Information shown:
§

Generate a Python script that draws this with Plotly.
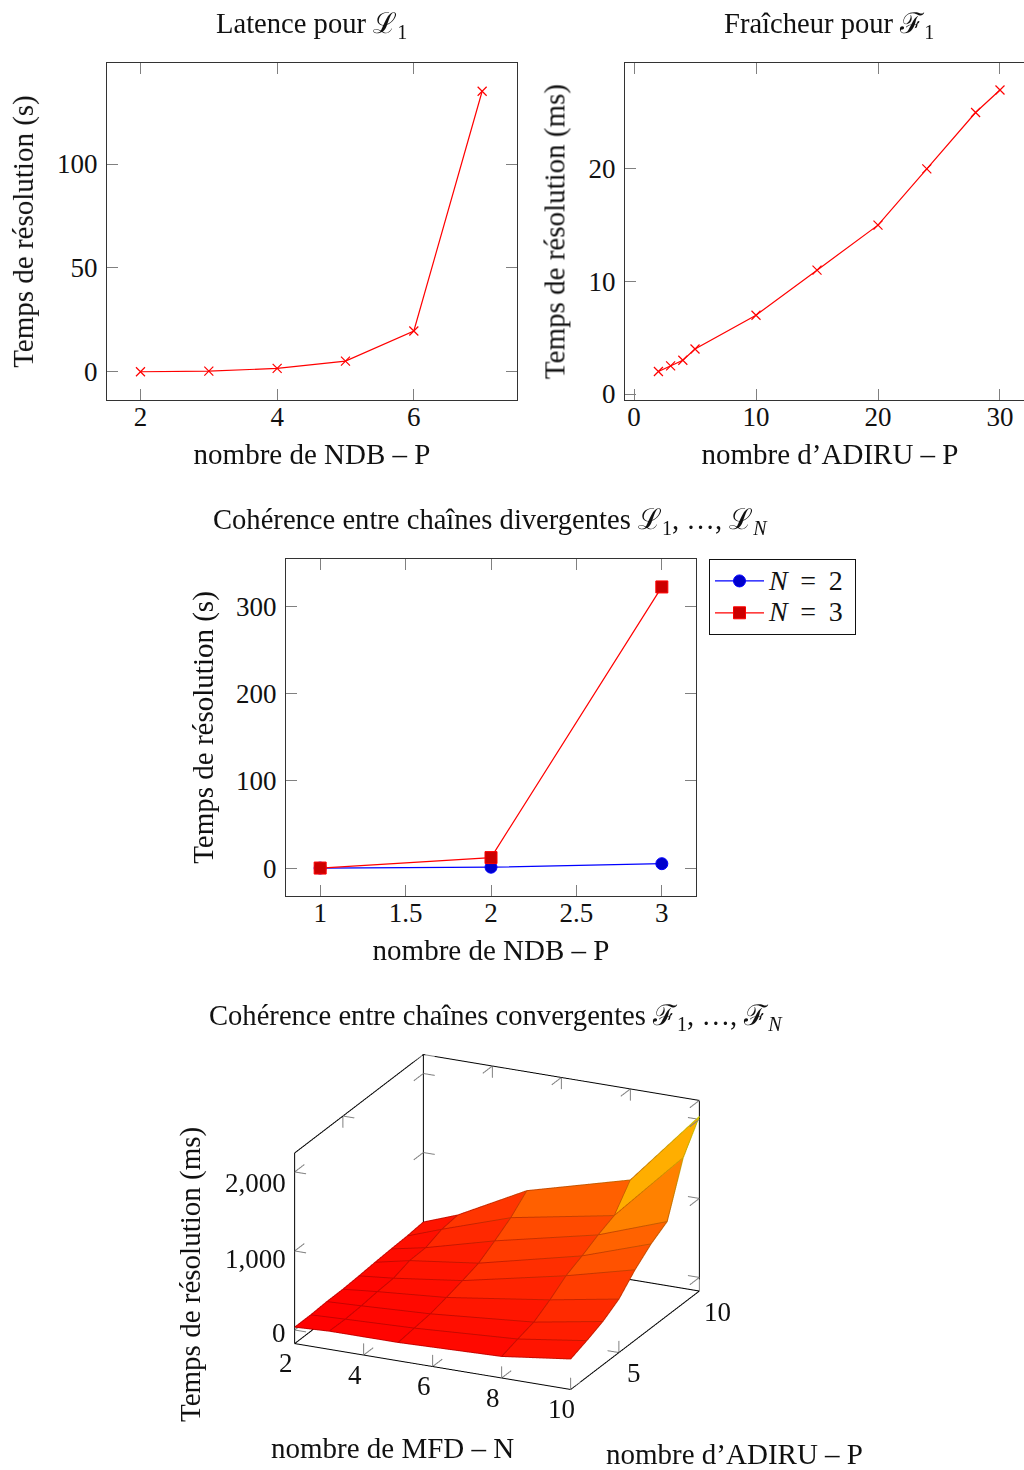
import math
import plotly.graph_objects as go

# ---- data ----
ndb_counts = [2, 3, 4, 5, 6, 7]
latency_s = [0.1, 0.4, 1.7, 5.2, 19.7, 135]
adiru_counts = [2, 3, 4, 5, 10, 15, 20, 24, 28, 30]
freshness_ms = [2, 2.5, 3, 4, 7, 11, 15, 20, 25, 27]
ndb_coh = [1, 2, 3]
coh_n2 = [0, 1, 5]
coh_n3 = [0, 12, 322]
mfd_n = [2, 3, 5, 8, 10]
adiru_p = [2, 3, 4, 5, 6, 7, 8, 9, 10]
conv_ms = [  # rows: adiru_p, columns: mfd_n
    [30, 52, 54, 95, 208],
    [30, 48, 80, 160, 284],
    [42, 61, 105, 218, 371],
    [43, 85, 156, 344, 499],
    [56, 99, 214, 493, 714],
    [72, 166, 279, 589, 886],
    [85, 174, 405, 699, 1013],
    [94, 251, 543, 787, 1667],
    [114, 276, 729, 1082, 2031],
]
x3_ticks = [2, 4, 6, 8, 10]
y3_ticks = [5, 10]
z3_ticks = [0, 1000, 2000]

# ---- page ----
W, H = 1040, 1470
SERIF = "Liberation Serif, DejaVu Serif, serif"
TXT = 29
HEAD = 28.6
TICK = 27
def xp(px): return px / W
def yp(py): return 1 - py / H

fig = go.Figure()

def axis(dom, rng, ticks, title, standoff, lab):
    return dict(domain=dom, range=rng, tickmode="array", tickvals=ticks,
                ticktext=[str(t) for t in ticks],
                ticks="inside", ticklen=11, tickwidth=1, tickcolor="#808080",
                mirror="ticks", showline=True, linecolor="#333333", linewidth=1,
                showgrid=False, zeroline=False, automargin=False,
                tickfont=dict(family=SERIF, size=TICK, color="#111111"),
                ticklabelstandoff=lab,
                title=dict(text=title, standoff=standoff,
                           font=dict(family=SERIF, size=TXT, color="#111111")))

YT = "Temps de résolution (s)"
YTM = "Temps de résolution (ms)"
XL, YL = -7, 3
layout = dict(
    width=W, height=H, autosize=False, margin=dict(l=0, r=0, t=0, b=0, pad=0),
    paper_bgcolor="white", plot_bgcolor="white", hovermode=False,
    xaxis=dict(axis([xp(107), xp(517)], [1.51, 7.51], [2, 4, 6], "nombre de NDB – P", 12, XL), anchor="y"),
    yaxis=dict(axis([yp(400), yp(63)], [-13.5, 148.6], [0, 50, 100], YT, 15, YL), anchor="x"),
    xaxis2=dict(axis([xp(625), xp(1035)], [-0.74, 32.87], [0, 10, 20, 30], "nombre d’ADIRU – P", 12, XL), anchor="y2"),
    yaxis2=dict(axis([yp(400), yp(63)], [-0.53, 29.4], [0, 10, 20], YTM, 15, YL), anchor="x2"),
    xaxis3=dict(axis([xp(286), xp(696)], [0.8, 3.2], [1, 1.5, 2, 2.5, 3], "nombre de NDB – P", 12, XL), anchor="y3"),
    yaxis3=dict(axis([yp(896), yp(559)], [-32, 354], [0, 100, 200, 300], YT, 13, YL), anchor="x3"),
    legend=dict(x=xp(709), y=yp(559), xanchor="left", yanchor="top", bgcolor="white",
                bordercolor="#111111", borderwidth=1, itemwidth=49,
                tracegroupgap=0,
                font=dict(family=SERIF, size=22.2, color="#111111")),
)

cross = dict(symbol="x-thin", size=9, color="red", line=dict(color="red", width=1.2))
fig.add_trace(go.Scatter(x=ndb_counts, y=latency_s, mode="lines+markers", xaxis="x", yaxis="y",
                         line=dict(color="red", width=1.2), marker=cross, showlegend=False))
fig.add_trace(go.Scatter(x=adiru_counts, y=freshness_ms, mode="lines+markers", xaxis="x2", yaxis="y2",
                         line=dict(color="red", width=1.2), marker=cross, showlegend=False))
lab2 = '<span style="font-size:28px"><i>N</i> \u2009= \u20092\u2009</span>'
lab3 = '<span style="font-size:28px"><i>N</i> \u2009= \u20093\u2009</span>'
fig.add_trace(go.Scatter(x=ndb_coh, y=coh_n2, mode="lines+markers", xaxis="x3", yaxis="y3", name=lab2,
                         line=dict(color="blue", width=1.2),
                         marker=dict(symbol="circle", size=12, color="#0000cc", line=dict(color="blue", width=1))))
fig.add_trace(go.Scatter(x=ndb_coh, y=coh_n3, mode="lines+markers", xaxis="x3", yaxis="y3", name=lab3,
                         line=dict(color="red", width=1.2),
                         marker=dict(symbol="square", size=12, color="#cc0000", line=dict(color="red", width=1))))

# ---- 3D surface: one flat colour per grid cell ----
nx, ny = len(mfd_n), len(adiru_p)
vx, vy, vz = [], [], []
for r in range(ny):
    for c in range(nx):
        vx.append(mfd_n[c]); vy.append(adiru_p[r]); vz.append(conv_ms[r][c])
zlo = min(vz); zhi = max(vz)
def col(t, k=1.0):
    return "rgb(%d,%d,0)" % (round(255 * k), round(255 * t * k))
ti, tj, tk, fc = [], [], [], []
for r in range(ny - 1):
    for c in range(nx - 1):
        a = r * nx + c; b = a + 1; d = a + nx; e = d + 1
        mean = (vz[a] + vz[b] + vz[d] + vz[e]) / 4
        f = col((mean - zlo) / (zhi - zlo))
        ti += [a, a]; tj += [b, e]; tk += [e, d]; fc += [f, f]
fig.add_trace(go.Mesh3d(x=vx, y=vy, z=vz, i=ti, j=tj, k=tk, facecolor=fc, flatshading=True,
                        lighting=dict(ambient=1, diffuse=0, specular=0, fresnel=0, roughness=1),
                        hoverinfo="skip", showscale=False, scene="scene"))
# mesh lines, lifted a hair above the faces so they are not hidden by them
LIFT = 6
for r in range(ny):
    zs = conv_ms[r]
    fig.add_trace(go.Scatter3d(x=mfd_n, y=[adiru_p[r]] * nx, z=[z + LIFT for z in zs], mode="lines",
                               showlegend=False, scene="scene",
                               line=dict(width=2, color=[col((z - zlo) / (zhi - zlo), 0.78) for z in zs])))
for c in range(nx):
    zs = [row[c] for row in conv_ms]
    fig.add_trace(go.Scatter3d(x=[mfd_n[c]] * ny, y=adiru_p, z=[z + LIFT for z in zs], mode="lines",
                               showlegend=False, scene="scene",
                               line=dict(width=2, color=[col((z - zlo) / (zhi - zlo), 0.78) for z in zs])))

# box
XR = [2, 10]; YR = [2, 10]; ZR = [-172, 2240]
x0, x1 = XR; y0, y1 = YR; z0, z1 = ZR
edges = [((x0, y0, z0), (x1, y0, z0)), ((x1, y0, z0), (x1, y1, z0)), ((x1, y1, z0), (x0, y1, z0)),
         ((x0, y1, z0), (x0, y0, z0)), ((x0, y0, z0), (x0, y0, z1)), ((x0, y1, z0), (x0, y1, z1)),
         ((x1, y1, z0), (x1, y1, z1)), ((x0, y0, z1), (x0, y1, z1)), ((x0, y1, z1), (x1, y1, z1))]
def segs(lst):
    ex, ey, ez = [], [], []
    for p, q in lst:
        ex += [p[0], q[0], None]; ey += [p[1], q[1], None]; ez += [p[2], q[2], None]
    return ex, ey, ez
ex, ey, ez = segs(edges)
fig.add_trace(go.Scatter3d(x=ex, y=ey, z=ez, mode="lines", line=dict(color="#000000", width=2),
                           showlegend=False, scene="scene"))
# tick marks on the walls
dx, dy, dz = 0.33, 0.6, 148
tk_segs = []
for t in x3_ticks:
    if t not in (x0,):
        tk_segs += [((t, y0, z0), (t, y0 + dy, z0)), ((t, y0, z0), (t, y0, z0 + dz))]
    tk_segs += [((t, y1, z1), (t, y1 - dy, z1)), ((t, y1, z1), (t, y1, z1 - dz))]
for t in y3_ticks:
    tk_segs += [((x1, t, z0), (x1 - dx, t, z0)), ((x1, t, z0), (x1, t, z0 + dz))]
    tk_segs += [((x0, t, z1), (x0 + dx, t, z1)), ((x0, t, z1), (x0, t, z1 - dz))]
for t in z3_ticks:
    tk_segs += [((x0, y0, t), (x0 + dx, y0, t)), ((x0, y0, t), (x0, y0 + dy, t))]
    tk_segs += [((x0, y1, t), (x0 + dx, y1, t)), ((x0, y1, t), (x0, y1 - dy, t))]
    tk_segs += [((x1, y1, t), (x1 - dx, y1, t)), ((x1, y1, t), (x1, y1 - dy, t))]
ex, ey, ez = segs(tk_segs)
fig.add_trace(go.Scatter3d(x=ex, y=ey, z=ez, mode="lines", line=dict(color="#808080", width=2),
                           showlegend=False, scene="scene"))

phi, eps = math.radians(25), math.radians(20.9)
EYE = 2.0
eye = dict(x=EYE * math.sin(phi) * math.cos(eps), y=-EYE * math.cos(phi) * math.cos(eps), z=EYE * math.sin(eps))
hidden = dict(visible=False, showgrid=False, zeroline=False, showbackground=False, showspikes=False,
              showline=False, showticklabels=False, autorange=False)
tf = dict(family=SERIF, size=TICK, color="#111111")
notes = []
for t in x3_ticks:
    notes.append(dict(x=t, y=y0, z=z0, text=str(t), showarrow=False, xshift=-9, yshift=-20, font=tf))
y_xshift = {5: 15, 10: 18}
for t in y3_ticks:
    notes.append(dict(x=x1, y=t, z=z0, text=str(t), showarrow=False, xshift=y_xshift[t], yshift=-21, font=tf))
z_shift = {0: -3, 1000: -8, 2000: -11}
for t in z3_ticks:
    notes.append(dict(x=x0, y=y0, z=t, text=format(t, ","), showarrow=False, xanchor="right", xshift=-7,
                      yshift=z_shift[t], font=tf))
cx, cy = 497.15, 1221.65
R = 248
AS = 1.234
# the scene range is a hair wider than the drawn box, so edges on the bounds are not clipped
PADXY, PADZ = 0.02, 6
layout["scene"] = dict(
    domain=dict(x=[xp(cx - R), xp(cx + R)], y=[yp(cy + R), yp(cy - R)]),
    xaxis=dict(hidden, range=[x0 - PADXY, x1 + PADXY]),
    yaxis=dict(hidden, range=[y0 - PADXY, y1 + PADXY]),
    zaxis=dict(hidden, range=[z0 - PADZ, z1 + PADZ]),
    aspectmode="manual", aspectratio=dict(x=AS, y=AS, z=0.67 * AS),
    camera=dict(eye=eye, up=dict(x=0, y=0, z=1), center=dict(x=0, y=0, z=0),
                projection=dict(type="orthographic")),
    annotations=notes, bgcolor="rgba(0,0,0,0)",
)

def note(text, x, y, size=TXT, angle=0, **kw):
    return dict(text=text, xref="paper", yref="paper", x=xp(x), y=yp(y), showarrow=False, textangle=angle,
                xanchor="center", yanchor="middle", font=dict(family=SERIF, size=size, color="#111111"), **kw)
layout["annotations"] = [
    note("Latence pour ℒ<sub>1</sub>", 311, 26, HEAD),
    note("Fraîcheur pour ℱ<sub>1</sub>", 829, 26, HEAD),
    note("Cohérence entre chaînes divergentes ℒ<sub>1</sub>, …, ℒ<sub><i>N</i></sub>", 490, 521, HEAD),
    note("Cohérence entre chaînes convergentes ℱ<sub>1</sub>, …, ℱ<sub><i>N</i></sub>", 496, 1017, HEAD),
    note("nombre de MFD – N", 392, 1448),
    note("nombre d’ADIRU – P", 734, 1453.5, height=26),
    note(YTM, 190, 1275, angle=-90),
]
fig.update_layout(**layout)
fig.write_html("out.html", config=dict(displayModeBar=False, responsive=False),
               post_script="document.body.style.margin='0';document.body.style.overflow='hidden';")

§

Work instructions: Pictures stay out. Print the data exactly, from its first line through the line containing "import plotly.graph_objects as go".

Finished answer:
Generate a Python script that draws this with Plotly.
import math
import plotly.graph_objects as go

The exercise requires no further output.